While our current prototype is for Linux only, we intend to revisit the Barrelfish port and will also look into porting DIOS to a BSD OS in the future. Barrelfish especially should be interesting -- it's a very good fit for DIOS's abstractions.

jff · on Nov 25, 2014

Thanks for the reply!

As someone involved in computing research (sometimes OS kernel research, even) I can appreciate the need to actually get something going.

Ideally, if I was starting off a project with the intent of focusing on something like distributed data management, I'd want to sit down and figure out what I actually need and write a kernel to do that, rather than pulling in Linux with its DECnet drivers and 300+ system calls and what-not. Maybe a Unix-like system with POSIX calls isn't the best way to approach the problem. The problem is that you end up spending a lot of time dicking around with the scheduler and figuring out why memory allocation sometimes screws up, and less time implementing the real deal.
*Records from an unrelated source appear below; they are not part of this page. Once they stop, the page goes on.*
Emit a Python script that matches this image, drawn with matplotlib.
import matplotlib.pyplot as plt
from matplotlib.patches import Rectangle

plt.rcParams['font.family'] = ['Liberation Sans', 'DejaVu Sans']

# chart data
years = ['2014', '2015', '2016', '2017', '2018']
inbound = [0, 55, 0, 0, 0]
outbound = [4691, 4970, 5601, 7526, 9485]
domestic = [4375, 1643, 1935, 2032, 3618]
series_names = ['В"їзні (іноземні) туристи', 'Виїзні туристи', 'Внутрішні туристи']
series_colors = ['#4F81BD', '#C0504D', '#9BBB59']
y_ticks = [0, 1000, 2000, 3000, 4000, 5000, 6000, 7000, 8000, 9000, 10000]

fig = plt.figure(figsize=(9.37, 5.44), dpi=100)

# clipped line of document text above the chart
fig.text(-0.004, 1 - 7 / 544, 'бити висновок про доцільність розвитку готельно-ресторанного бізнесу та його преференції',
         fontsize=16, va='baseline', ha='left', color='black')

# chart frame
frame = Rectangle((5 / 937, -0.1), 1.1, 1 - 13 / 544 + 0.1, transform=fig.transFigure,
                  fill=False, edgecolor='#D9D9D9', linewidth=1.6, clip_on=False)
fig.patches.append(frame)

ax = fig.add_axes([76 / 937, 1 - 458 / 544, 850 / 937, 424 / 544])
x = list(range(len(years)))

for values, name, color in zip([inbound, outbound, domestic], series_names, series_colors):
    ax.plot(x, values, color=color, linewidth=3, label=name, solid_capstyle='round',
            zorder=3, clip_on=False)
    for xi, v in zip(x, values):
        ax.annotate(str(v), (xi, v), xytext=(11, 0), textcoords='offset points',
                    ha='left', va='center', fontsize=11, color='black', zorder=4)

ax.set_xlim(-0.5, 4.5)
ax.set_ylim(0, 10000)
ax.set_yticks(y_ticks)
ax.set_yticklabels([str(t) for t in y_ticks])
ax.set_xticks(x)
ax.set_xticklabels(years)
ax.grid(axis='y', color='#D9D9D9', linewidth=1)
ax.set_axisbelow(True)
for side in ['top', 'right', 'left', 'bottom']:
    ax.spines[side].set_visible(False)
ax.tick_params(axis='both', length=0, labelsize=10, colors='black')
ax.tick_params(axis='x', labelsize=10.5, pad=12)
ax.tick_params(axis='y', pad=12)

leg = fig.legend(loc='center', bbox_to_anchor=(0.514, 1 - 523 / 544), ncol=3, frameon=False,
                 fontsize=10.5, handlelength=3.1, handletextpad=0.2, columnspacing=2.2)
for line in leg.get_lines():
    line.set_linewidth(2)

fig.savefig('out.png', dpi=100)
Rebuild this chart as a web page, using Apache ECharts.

I've had good experiences working with a 64-bit Plan 9 kernel, since I was already familiar with the code and it was quite minimal, but I still ended up fighting the compatibility/driver crap you mentioned. It's also pretty easy to get functionality, but getting functionality and performance is a pain.

adl · on Nov 25, 2014

DIOS means God in spanish, and in all caps it almost always means the Christian God. I hope some people aren't turn off by the name.